The Three Intermezzi for piano, Op. 117, are a set of solo piano pieces composed by Johannes Brahms in 1892. They show Brahms's interest in lullaby; in particular, Brahms told a friend that they were "three lullabies of my grief". They consist of:
1. Intermezzo in E♭ major. Andante moderato
2. Intermezzo in B♭ minor. Andante non troppo e con molto espressione
3. Intermezzo in C♯ minor. Andante con moto

The first intermezzo is among Brahms's most popular piano compositions. It is prefaced in the score by two lines from an anonymous Scottish ballad, "Lady Anne Bothwell's Lament", translated to German by Johann Gottfried Herder:

Schlaf sanft mein Kind, schlaf sanft und schön!
Mich dauert’s sehr, dich weinen sehn.

Original:
Baloo, my babe, lie still and sleep;
It grieves me sore to see thee weep.

== History ==

Brahms composed the three Intermezzi of Opus 117 in the summer of 1892 while staying in Bad Ischl.
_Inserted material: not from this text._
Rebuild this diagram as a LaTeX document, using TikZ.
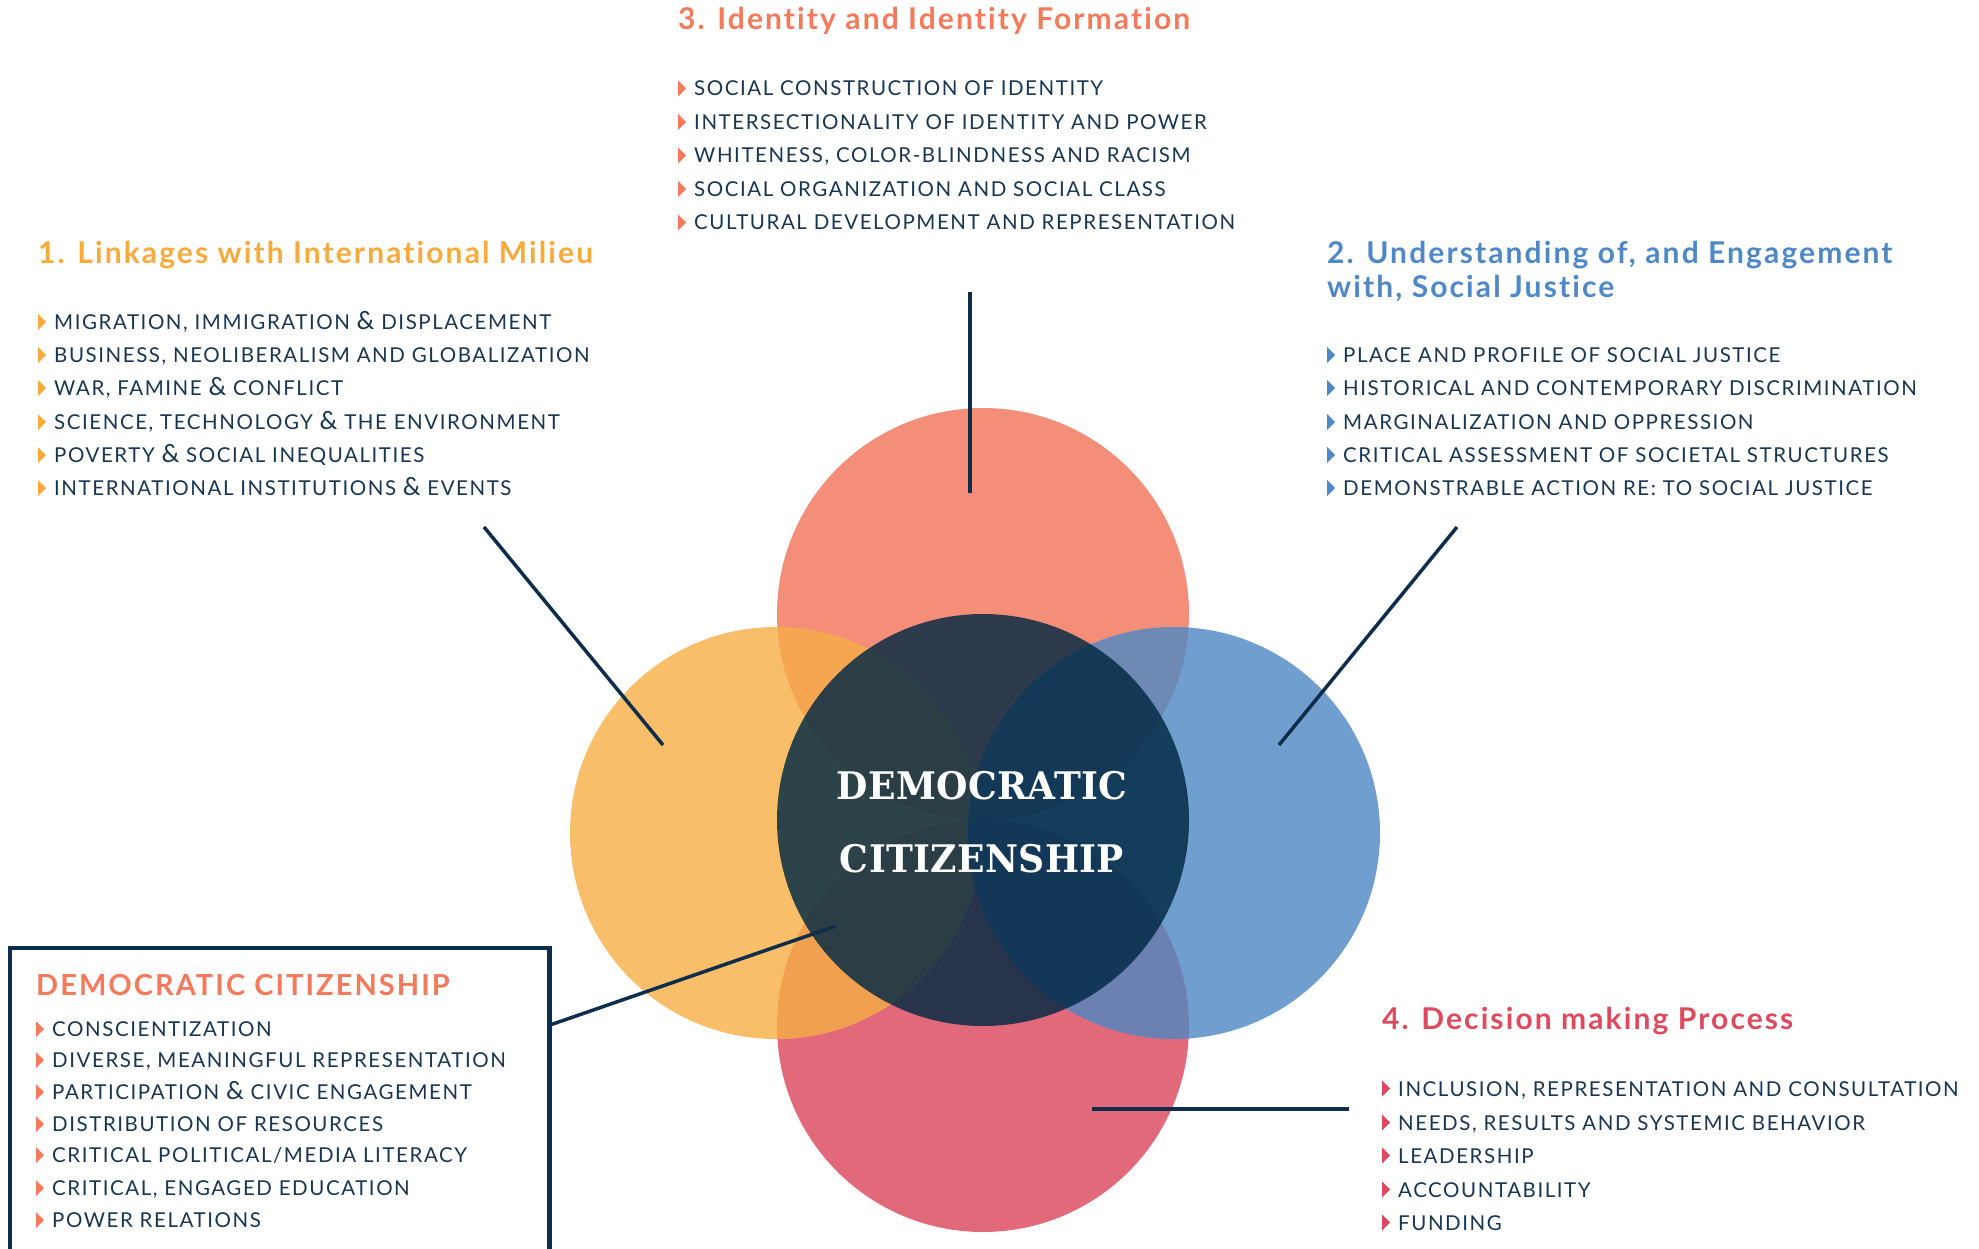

In June of that year he asked his friend, the musicologist Eusebius Mandyczewski, to send him manuscript paper so that Brahms could "properly sketch" the three pieces. In September 1892 Clara Schumann learned of the pieces' existence from her student Ilona Eibenschütz and wrote to Brahms requesting he send them to her. He sent her the completed pieces on 14 October 1892.

==Reception==
These character pieces were described by the critic Eduard Hanslick as "monologues". Brahms's biographer Walter Niemann calls them "thoroughly personal and subjective", striking a "pensive, graceful, dreamy, resigned, and elegiac note".

To Niemann, the middle section of the second intermezzo seems to portray a "man as he stands with the bleak, gusty autumn wind eddying round him".